This article has been updated to correct Joel Dudley's previously reported position and affiliation as well as to reflect that change in the article's title.
Researchers at Stanford University and Mount Sinai School of Medicine have developed a cloud-based analysis platform that lets users find variants in personal genome information from sequencing service providers like Illumina.
Scalable Tools for Open source Read Mapping, or STORMSeq, is available on the Amazon cloud and provides users with open source tools such as the Broad Institute’s Genome Analysis Toolkit that let them play with their genomic data without requiring command line programming or large compute clusters, Konrad Karczewski, a doctoral student in biomedical informatics at Stanford University and one of STORMSeq’s developers, told BioInform.

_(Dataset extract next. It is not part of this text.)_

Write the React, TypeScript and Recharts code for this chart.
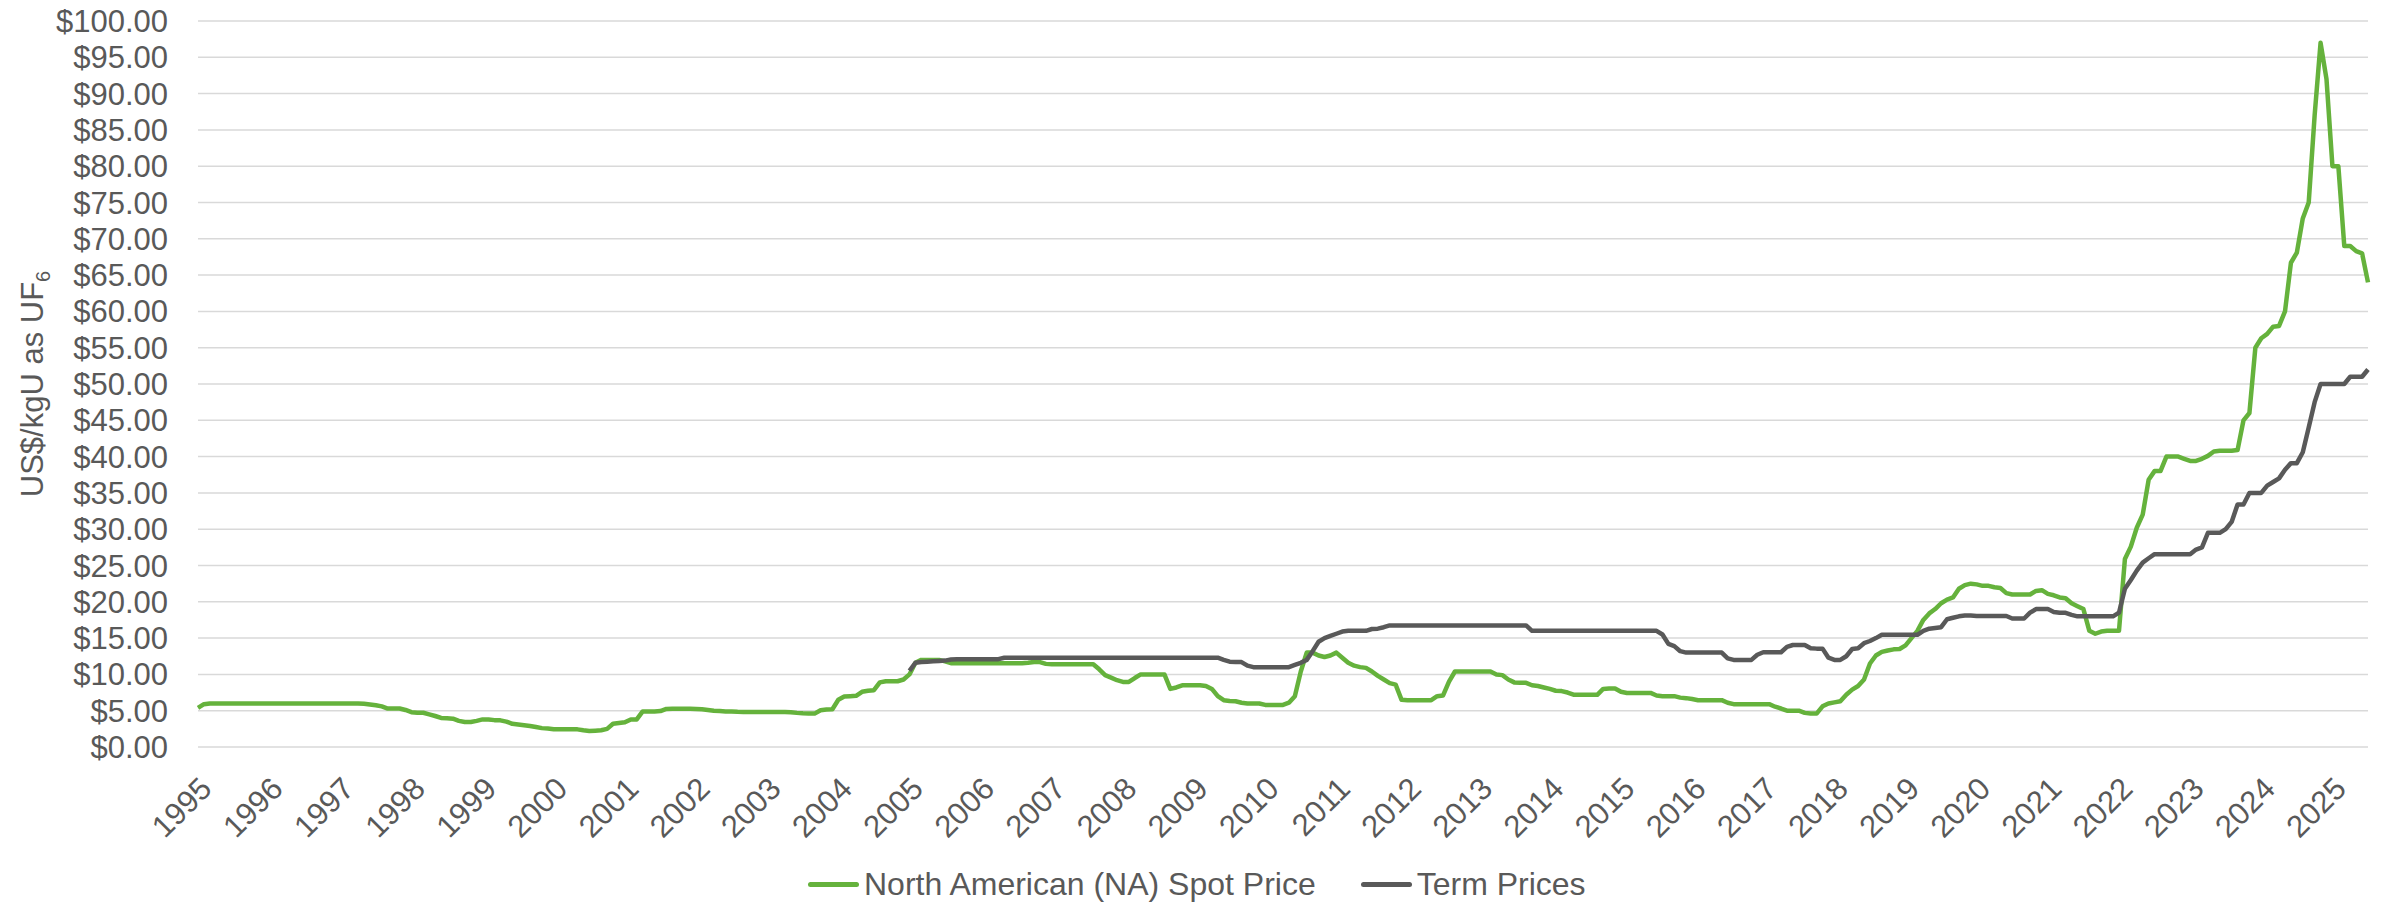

Karczewski and co-developer Joel Dudley, director of biomedical informatics at MSSM, began building STORMSeq after they were selected to have their genomes sequenced by Illumina as part of a pilot project to explore the clinical interpretation of results for the company's Individual Genome Sequencing service. Karczewski and Dudley used their own genomic data to put the platform through its paces.

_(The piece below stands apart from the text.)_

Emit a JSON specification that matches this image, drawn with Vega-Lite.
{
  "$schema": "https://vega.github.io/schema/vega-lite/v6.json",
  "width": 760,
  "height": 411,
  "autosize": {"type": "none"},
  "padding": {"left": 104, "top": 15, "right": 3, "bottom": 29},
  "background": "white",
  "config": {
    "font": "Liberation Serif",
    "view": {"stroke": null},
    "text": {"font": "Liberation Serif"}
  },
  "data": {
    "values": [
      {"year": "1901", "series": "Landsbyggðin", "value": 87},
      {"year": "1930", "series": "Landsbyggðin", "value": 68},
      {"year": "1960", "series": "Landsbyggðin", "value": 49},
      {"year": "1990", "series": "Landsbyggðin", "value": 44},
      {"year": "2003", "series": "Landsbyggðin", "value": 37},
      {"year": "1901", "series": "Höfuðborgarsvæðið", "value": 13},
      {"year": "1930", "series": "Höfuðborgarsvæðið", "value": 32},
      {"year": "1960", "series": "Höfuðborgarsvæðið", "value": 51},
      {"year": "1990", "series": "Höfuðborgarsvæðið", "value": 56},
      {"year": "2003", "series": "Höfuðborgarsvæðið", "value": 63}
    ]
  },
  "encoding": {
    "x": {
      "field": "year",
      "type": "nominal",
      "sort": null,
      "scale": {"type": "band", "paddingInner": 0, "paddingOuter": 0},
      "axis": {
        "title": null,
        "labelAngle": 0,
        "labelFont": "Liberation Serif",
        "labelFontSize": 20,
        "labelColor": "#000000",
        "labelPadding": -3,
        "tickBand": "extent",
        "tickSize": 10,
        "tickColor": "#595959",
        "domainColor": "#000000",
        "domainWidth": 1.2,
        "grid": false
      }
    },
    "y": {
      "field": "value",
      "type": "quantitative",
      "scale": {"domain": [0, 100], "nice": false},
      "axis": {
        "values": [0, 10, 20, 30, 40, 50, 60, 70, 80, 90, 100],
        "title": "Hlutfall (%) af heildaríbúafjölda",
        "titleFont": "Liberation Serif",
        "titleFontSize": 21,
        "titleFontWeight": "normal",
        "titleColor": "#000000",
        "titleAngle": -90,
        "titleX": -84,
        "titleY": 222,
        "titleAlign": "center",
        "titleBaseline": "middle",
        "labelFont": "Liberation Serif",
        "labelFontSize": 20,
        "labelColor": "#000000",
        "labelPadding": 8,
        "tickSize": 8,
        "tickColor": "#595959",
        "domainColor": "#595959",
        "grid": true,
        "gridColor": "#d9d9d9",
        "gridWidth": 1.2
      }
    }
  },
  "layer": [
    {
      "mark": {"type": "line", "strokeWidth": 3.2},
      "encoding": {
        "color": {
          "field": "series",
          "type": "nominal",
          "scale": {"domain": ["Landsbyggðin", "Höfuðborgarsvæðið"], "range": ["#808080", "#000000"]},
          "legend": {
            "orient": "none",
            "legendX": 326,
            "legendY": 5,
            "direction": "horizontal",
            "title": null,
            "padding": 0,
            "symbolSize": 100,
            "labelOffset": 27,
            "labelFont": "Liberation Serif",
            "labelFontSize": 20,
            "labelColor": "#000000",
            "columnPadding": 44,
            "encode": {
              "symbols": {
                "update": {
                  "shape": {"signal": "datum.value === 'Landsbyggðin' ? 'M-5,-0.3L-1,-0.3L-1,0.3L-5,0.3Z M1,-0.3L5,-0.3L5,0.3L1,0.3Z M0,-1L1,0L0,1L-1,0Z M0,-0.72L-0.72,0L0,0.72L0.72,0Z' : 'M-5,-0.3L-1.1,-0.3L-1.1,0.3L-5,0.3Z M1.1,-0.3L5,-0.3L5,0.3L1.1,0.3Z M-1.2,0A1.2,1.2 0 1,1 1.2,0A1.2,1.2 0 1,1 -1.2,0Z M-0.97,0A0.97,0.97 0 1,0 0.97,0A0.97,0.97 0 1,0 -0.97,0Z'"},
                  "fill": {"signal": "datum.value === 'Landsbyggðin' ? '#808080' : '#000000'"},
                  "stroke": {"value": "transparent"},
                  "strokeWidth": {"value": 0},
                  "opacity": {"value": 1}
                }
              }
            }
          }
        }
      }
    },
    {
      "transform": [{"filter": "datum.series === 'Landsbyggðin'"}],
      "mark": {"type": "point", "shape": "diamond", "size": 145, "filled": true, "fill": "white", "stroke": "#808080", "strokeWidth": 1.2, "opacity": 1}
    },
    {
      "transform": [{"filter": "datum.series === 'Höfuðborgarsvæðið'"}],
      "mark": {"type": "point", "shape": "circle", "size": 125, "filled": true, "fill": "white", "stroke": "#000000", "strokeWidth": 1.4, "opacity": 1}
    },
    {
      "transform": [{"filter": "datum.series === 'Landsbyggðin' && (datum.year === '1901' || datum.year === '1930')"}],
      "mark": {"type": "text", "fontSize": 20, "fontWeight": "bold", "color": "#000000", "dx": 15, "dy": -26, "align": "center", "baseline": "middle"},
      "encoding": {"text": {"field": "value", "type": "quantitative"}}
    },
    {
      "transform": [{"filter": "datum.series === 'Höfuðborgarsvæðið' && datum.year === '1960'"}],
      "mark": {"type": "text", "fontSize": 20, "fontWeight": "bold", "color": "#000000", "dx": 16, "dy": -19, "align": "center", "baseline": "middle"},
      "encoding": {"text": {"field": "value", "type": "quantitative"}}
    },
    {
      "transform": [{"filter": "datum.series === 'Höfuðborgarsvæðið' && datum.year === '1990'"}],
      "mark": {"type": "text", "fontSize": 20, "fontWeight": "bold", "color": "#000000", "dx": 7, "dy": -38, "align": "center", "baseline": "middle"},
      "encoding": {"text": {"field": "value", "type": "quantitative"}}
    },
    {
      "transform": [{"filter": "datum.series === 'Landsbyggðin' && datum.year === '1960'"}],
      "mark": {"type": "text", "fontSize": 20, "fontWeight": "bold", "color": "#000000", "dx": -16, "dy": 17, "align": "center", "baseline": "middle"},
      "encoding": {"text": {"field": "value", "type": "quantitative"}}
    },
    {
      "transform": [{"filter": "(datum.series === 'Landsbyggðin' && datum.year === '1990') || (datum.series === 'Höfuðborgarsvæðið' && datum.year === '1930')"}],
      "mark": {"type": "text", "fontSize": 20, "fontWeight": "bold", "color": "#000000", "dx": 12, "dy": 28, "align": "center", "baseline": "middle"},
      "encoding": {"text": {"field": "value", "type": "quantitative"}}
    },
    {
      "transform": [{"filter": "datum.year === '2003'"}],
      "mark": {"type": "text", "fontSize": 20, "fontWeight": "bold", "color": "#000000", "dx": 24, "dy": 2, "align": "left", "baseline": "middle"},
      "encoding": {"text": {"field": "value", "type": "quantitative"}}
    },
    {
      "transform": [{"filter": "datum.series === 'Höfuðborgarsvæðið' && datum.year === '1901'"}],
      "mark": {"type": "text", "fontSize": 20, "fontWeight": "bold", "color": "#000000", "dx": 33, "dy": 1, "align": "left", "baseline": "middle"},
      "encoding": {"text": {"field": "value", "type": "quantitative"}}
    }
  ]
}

Besides Illumina, Karczewski also said that the platform can accept data from an exome sequencing pilot project launched by 23andMe that provides participants with their sequence reads.
Using STORMSeq is “almost as easy as checking email,” he said. Although there are obviously a few more steps then that, it's “nothing particularly complicated.”
To use the tool, users have to create an Amazon account, upload their raw data to an S3 storage bucket in the cloud, search for and select the STORMSeq machine image, and then run the pipeline using a default set of parameters that the developers have provided or they can choose their own, Karczewski said.
The system also includes a progress bar that lets users monitor the pipeline’s activity. Finally, it performs some quality control checks and then uploads the variants it finds in the data back to the initial S3 storage bucket that held the raw reads.
Among other kinds of variants, STORMSeq also includes insertions and deletions in its final output, information that current interpretation services, such as those provided by Illumina, don’t provide in the results they give to customers, he added.
Once users receive the VCF files containing their variants, they can choose from a number of interpretation tools offered by companies such as Ingenuity and Omicia to further analyze them or they can run their data through a separate variant interpretation program developed by the STORMSeq team called Interpretome, Dudley told BioInform.
The browser-based Interpretome platform currently only accepts genotyping data from 23andMe but the developers are working on enabling it to work for full genomes, Karczewski said.
They are also working on incorporating variant annotation information from public literature into STORMSeq to provide users with additional information about their variants, he said.
While STORMSeq itself is free, users do have to pay for time on the Amazon cloud and costs vary depending on the amount of data and the parameters set by the user, Karczewski said
Furthermore, the time required to run the pipeline varies — it could take anywhere from a few hours for a small exome to about a week for a whole genome depending on how much compute power is purchased and used as well as which parameters selected, Karczewski said.
The developers have no plans to commercialize STORMSeq.